— START —

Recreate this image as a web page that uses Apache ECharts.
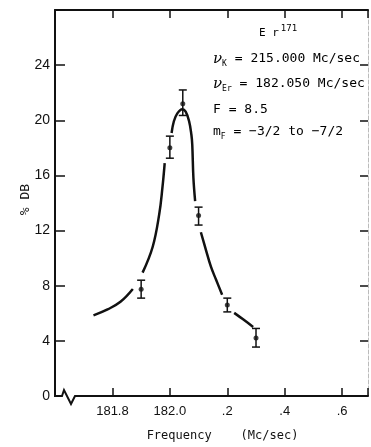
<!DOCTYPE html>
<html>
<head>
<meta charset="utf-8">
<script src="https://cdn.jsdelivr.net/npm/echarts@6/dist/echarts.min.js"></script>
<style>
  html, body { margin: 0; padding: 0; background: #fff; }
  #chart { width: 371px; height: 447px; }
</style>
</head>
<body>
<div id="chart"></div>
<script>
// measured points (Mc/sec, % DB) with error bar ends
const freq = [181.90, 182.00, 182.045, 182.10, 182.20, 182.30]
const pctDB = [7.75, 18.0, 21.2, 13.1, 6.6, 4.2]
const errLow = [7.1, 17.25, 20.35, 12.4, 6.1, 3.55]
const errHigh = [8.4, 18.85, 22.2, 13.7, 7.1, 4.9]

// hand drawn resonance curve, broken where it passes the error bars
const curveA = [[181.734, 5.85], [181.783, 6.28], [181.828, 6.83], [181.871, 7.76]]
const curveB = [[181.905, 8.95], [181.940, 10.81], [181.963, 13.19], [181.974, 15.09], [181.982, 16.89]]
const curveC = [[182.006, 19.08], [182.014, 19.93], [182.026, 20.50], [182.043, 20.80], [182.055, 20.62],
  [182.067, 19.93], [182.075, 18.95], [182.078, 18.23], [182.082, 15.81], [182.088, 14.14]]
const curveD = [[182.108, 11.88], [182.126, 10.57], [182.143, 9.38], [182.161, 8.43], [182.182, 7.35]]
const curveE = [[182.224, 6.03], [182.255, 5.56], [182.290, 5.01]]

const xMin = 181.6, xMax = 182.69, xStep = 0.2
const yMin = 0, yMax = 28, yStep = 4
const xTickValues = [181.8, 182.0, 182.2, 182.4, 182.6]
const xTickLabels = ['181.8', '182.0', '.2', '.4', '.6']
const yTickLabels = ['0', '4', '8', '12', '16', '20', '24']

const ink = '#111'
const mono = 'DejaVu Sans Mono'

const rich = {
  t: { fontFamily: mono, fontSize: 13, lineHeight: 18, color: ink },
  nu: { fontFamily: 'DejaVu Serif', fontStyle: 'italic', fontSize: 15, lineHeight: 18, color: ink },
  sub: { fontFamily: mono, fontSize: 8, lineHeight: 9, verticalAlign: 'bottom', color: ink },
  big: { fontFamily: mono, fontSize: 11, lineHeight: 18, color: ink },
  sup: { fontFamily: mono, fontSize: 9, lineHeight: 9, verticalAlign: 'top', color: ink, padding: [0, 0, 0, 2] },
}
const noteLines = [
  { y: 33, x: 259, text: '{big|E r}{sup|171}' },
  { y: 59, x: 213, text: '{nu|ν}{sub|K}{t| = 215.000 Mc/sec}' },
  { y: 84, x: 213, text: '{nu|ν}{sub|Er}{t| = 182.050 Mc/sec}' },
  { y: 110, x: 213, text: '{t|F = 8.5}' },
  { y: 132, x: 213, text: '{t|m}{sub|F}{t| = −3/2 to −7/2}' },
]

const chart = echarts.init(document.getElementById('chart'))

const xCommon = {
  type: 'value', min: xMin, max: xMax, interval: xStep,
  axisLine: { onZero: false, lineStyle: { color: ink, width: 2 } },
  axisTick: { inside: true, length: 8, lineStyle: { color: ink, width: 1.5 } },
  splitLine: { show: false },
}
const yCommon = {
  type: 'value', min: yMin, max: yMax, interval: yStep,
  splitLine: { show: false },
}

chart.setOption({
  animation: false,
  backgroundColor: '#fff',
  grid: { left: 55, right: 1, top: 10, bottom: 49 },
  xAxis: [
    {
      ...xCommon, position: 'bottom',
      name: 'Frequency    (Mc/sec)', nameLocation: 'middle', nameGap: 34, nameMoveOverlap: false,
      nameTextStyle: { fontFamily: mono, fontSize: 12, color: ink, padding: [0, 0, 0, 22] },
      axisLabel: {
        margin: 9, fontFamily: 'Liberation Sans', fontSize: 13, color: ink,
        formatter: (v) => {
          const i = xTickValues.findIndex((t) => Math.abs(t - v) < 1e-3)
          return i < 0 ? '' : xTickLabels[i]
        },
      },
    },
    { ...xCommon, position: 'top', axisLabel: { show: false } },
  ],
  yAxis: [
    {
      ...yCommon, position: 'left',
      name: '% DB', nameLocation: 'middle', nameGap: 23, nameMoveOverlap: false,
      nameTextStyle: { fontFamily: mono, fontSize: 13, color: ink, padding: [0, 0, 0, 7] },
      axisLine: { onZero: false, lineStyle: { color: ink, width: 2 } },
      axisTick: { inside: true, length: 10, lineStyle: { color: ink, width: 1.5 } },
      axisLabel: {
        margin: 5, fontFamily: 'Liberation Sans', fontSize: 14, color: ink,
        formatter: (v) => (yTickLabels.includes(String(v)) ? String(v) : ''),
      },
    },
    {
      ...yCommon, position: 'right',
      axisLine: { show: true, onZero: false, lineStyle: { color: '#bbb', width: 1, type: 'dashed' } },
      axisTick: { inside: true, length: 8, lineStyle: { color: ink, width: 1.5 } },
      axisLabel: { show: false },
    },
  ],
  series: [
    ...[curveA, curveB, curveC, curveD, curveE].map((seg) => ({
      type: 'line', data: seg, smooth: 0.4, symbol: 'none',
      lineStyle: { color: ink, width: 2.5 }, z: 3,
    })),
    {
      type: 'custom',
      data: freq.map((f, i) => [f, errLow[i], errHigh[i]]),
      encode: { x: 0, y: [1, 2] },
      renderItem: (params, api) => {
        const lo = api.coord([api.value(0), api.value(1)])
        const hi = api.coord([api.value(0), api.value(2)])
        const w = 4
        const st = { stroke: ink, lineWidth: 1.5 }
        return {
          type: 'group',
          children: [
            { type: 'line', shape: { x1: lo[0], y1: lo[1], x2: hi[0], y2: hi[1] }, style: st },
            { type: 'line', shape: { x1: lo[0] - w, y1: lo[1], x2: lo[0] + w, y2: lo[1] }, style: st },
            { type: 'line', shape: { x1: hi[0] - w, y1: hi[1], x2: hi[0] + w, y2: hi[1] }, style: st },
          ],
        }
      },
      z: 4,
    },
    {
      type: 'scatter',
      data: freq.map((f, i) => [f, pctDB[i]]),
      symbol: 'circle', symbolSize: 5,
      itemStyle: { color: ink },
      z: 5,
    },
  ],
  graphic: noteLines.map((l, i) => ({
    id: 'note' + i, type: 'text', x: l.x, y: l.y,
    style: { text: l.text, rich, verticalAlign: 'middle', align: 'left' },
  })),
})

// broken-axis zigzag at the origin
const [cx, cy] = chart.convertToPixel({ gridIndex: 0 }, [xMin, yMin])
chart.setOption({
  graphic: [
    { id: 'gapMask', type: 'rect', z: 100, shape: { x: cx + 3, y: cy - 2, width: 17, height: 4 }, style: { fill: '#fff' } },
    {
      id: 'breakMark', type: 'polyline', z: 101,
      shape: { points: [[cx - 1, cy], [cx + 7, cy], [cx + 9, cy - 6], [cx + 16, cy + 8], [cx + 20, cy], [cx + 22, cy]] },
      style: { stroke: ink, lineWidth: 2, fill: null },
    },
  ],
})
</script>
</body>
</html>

— END —

§ Instruction
Copy out all the data exactly; skip the pictures.

§ Response
Recreate this image as a web page that uses Apache ECharts.
<!DOCTYPE html>
<html>
<head>
<meta charset="utf-8">
<script src="https://cdn.jsdelivr.net/npm/echarts@6/dist/echarts.min.js"></script>
<style>
  html, body { margin: 0; padding: 0; background: #fff; }
  #chart { width: 371px; height: 447px; }
</style>
</head>
<body>
<div id="chart"></div>
<script>
// measured points (Mc/sec, % DB) with error bar ends
const freq = [181.90, 182.00, 182.045, 182.10, 182.20, 182.30]
const pctDB = [7.75, 18.0, 21.2, 13.1, 6.6, 4.2]
const errLow = [7.1, 17.25, 20.35, 12.4, 6.1, 3.55]
const errHigh = [8.4, 18.85, 22.2, 13.7, 7.1, 4.9]

// hand drawn resonance curve, broken where it passes the error bars
const curveA = [[181.734, 5.85], [181.783, 6.28], [181.828, 6.83], [181.871, 7.76]]
const curveB = [[181.905, 8.95], [181.940, 10.81], [181.963, 13.19], [181.974, 15.09], [181.982, 16.89]]
const curveC = [[182.006, 19.08], [182.014, 19.93], [182.026, 20.50], [182.043, 20.80], [182.055, 20.62],
  [182.067, 19.93], [182.075, 18.95], [182.078, 18.23], [182.082, 15.81], [182.088, 14.14]]
const curveD = [[182.108, 11.88], [182.126, 10.57], [182.143, 9.38], [182.161, 8.43], [182.182, 7.35]]
const curveE = [[182.224, 6.03], [182.255, 5.56], [182.290, 5.01]]

const xMin = 181.6, xMax = 182.69, xStep = 0.2
const yMin = 0, yMax = 28, yStep = 4
const xTickValues = [181.8, 182.0, 182.2, 182.4, 182.6]
const xTickLabels = ['181.8', '182.0', '.2', '.4', '.6']
const yTickLabels = ['0', '4', '8', '12', '16', '20', '24']

const ink = '#111'
const mono = 'DejaVu Sans Mono'

const rich = {
  t: { fontFamily: mono, fontSize: 13, lineHeight: 18, color: ink },
  nu: { fontFamily: 'DejaVu Serif', fontStyle: 'italic', fontSize: 15, lineHeight: 18, color: ink },
  sub: { fontFamily: mono, fontSize: 8, lineHeight: 9, verticalAlign: 'bottom', color: ink },
  big: { fontFamily: mono, fontSize: 11, lineHeight: 18, color: ink },
  sup: { fontFamily: mono, fontSize: 9, lineHeight: 9, verticalAlign: 'top', color: ink, padding: [0, 0, 0, 2] },
}
const noteLines = [
  { y: 33, x: 259, text: '{big|E r}{sup|171}' },
  { y: 59, x: 213, text: '{nu|ν}{sub|K}{t| = 215.000 Mc/sec}' },
  { y: 84, x: 213, text: '{nu|ν}{sub|Er}{t| = 182.050 Mc/sec}' },
  { y: 110, x: 213, text: '{t|F = 8.5}' },
  { y: 132, x: 213, text: '{t|m}{sub|F}{t| = −3/2 to −7/2}' },
]

const chart = echarts.init(document.getElementById('chart'))

const xCommon = {
  type: 'value', min: xMin, max: xMax, interval: xStep,
  axisLine: { onZero: false, lineStyle: { color: ink, width: 2 } },
  axisTick: { inside: true, length: 8, lineStyle: { color: ink, width: 1.5 } },
  splitLine: { show: false },
}
const yCommon = {
  type: 'value', min: yMin, max: yMax, interval: yStep,
  splitLine: { show: false },
}

chart.setOption({
  animation: false,
  backgroundColor: '#fff',
  grid: { left: 55, right: 1, top: 10, bottom: 49 },
  xAxis: [
    {
      ...xCommon, position: 'bottom',
      name: 'Frequency    (Mc/sec)', nameLocation: 'middle', nameGap: 34, nameMoveOverlap: false,
      nameTextStyle: { fontFamily: mono, fontSize: 12, color: ink, padding: [0, 0, 0, 22] },
      axisLabel: {
        margin: 9, fontFamily: 'Liberation Sans', fontSize: 13, color: ink,
        formatter: (v) => {
          const i = xTickValues.findIndex((t) => Math.abs(t - v) < 1e-3)
          return i < 0 ? '' : xTickLabels[i]
        },
      },
    },
    { ...xCommon, position: 'top', axisLabel: { show: false } },
  ],
  yAxis: [
    {
      ...yCommon, position: 'left',
      name: '% DB', nameLocation: 'middle', nameGap: 23, nameMoveOverlap: false,
      nameTextStyle: { fontFamily: mono, fontSize: 13, color: ink, padding: [0, 0, 0, 7] },
      axisLine: { onZero: false, lineStyle: { color: ink, width: 2 } },
      axisTick: { inside: true, length: 10, lineStyle: { color: ink, width: 1.5 } },
      axisLabel: {
        margin: 5, fontFamily: 'Liberation Sans', fontSize: 14, color: ink,
        formatter: (v) => (yTickLabels.includes(String(v)) ? String(v) : ''),
      },
    },
    {
      ...yCommon, position: 'right',
      axisLine: { show: true, onZero: false, lineStyle: { color: '#bbb', width: 1, type: 'dashed' } },
      axisTick: { inside: true, length: 8, lineStyle: { color: ink, width: 1.5 } },
      axisLabel: { show: false },
    },
  ],
  series: [
    ...[curveA, curveB, curveC, curveD, curveE].map((seg) => ({
      type: 'line', data: seg, smooth: 0.4, symbol: 'none',
      lineStyle: { color: ink, width: 2.5 }, z: 3,
    })),
    {
      type: 'custom',
      data: freq.map((f, i) => [f, errLow[i], errHigh[i]]),
      encode: { x: 0, y: [1, 2] },
      renderItem: (params, api) => {
        const lo = api.coord([api.value(0), api.value(1)])
        const hi = api.coord([api.value(0), api.value(2)])
        const w = 4
        const st = { stroke: ink, lineWidth: 1.5 }
        return {
          type: 'group',
          children: [
            { type: 'line', shape: { x1: lo[0], y1: lo[1], x2: hi[0], y2: hi[1] }, style: st },
            { type: 'line', shape: { x1: lo[0] - w, y1: lo[1], x2: lo[0] + w, y2: lo[1] }, style: st },
            { type: 'line', shape: { x1: hi[0] - w, y1: hi[1], x2: hi[0] + w, y2: hi[1] }, style: st },
          ],
        }
      },
      z: 4,
    },
    {
      type: 'scatter',
      data: freq.map((f, i) => [f, pctDB[i]]),
      symbol: 'circle', symbolSize: 5,
      itemStyle: { color: ink },
      z: 5,
    },
  ],
  graphic: noteLines.map((l, i) => ({
    id: 'note' + i, type: 'text', x: l.x, y: l.y,
    style: { text: l.text, rich, verticalAlign: 'middle', align: 'left' },
  })),
})

// broken-axis zigzag at the origin
const [cx, cy] = chart.convertToPixel({ gridIndex: 0 }, [xMin, yMin])
chart.setOption({
  graphic: [
    { id: 'gapMask', type: 'rect', z: 100, shape: { x: cx + 3, y: cy - 2, width: 17, height: 4 }, style: { fill: '#fff' } },
    {
      id: 'breakMark', type: 'polyline', z: 101,
      shape: { points: [[cx - 1, cy], [cx + 7, cy], [cx + 9, cy - 6], [cx + 16, cy + 8], [cx + 20, cy], [cx + 22, cy]] },
      style: { stroke: ink, lineWidth: 2, fill: null },
    },
  ],
})
</script>
</body>
</html>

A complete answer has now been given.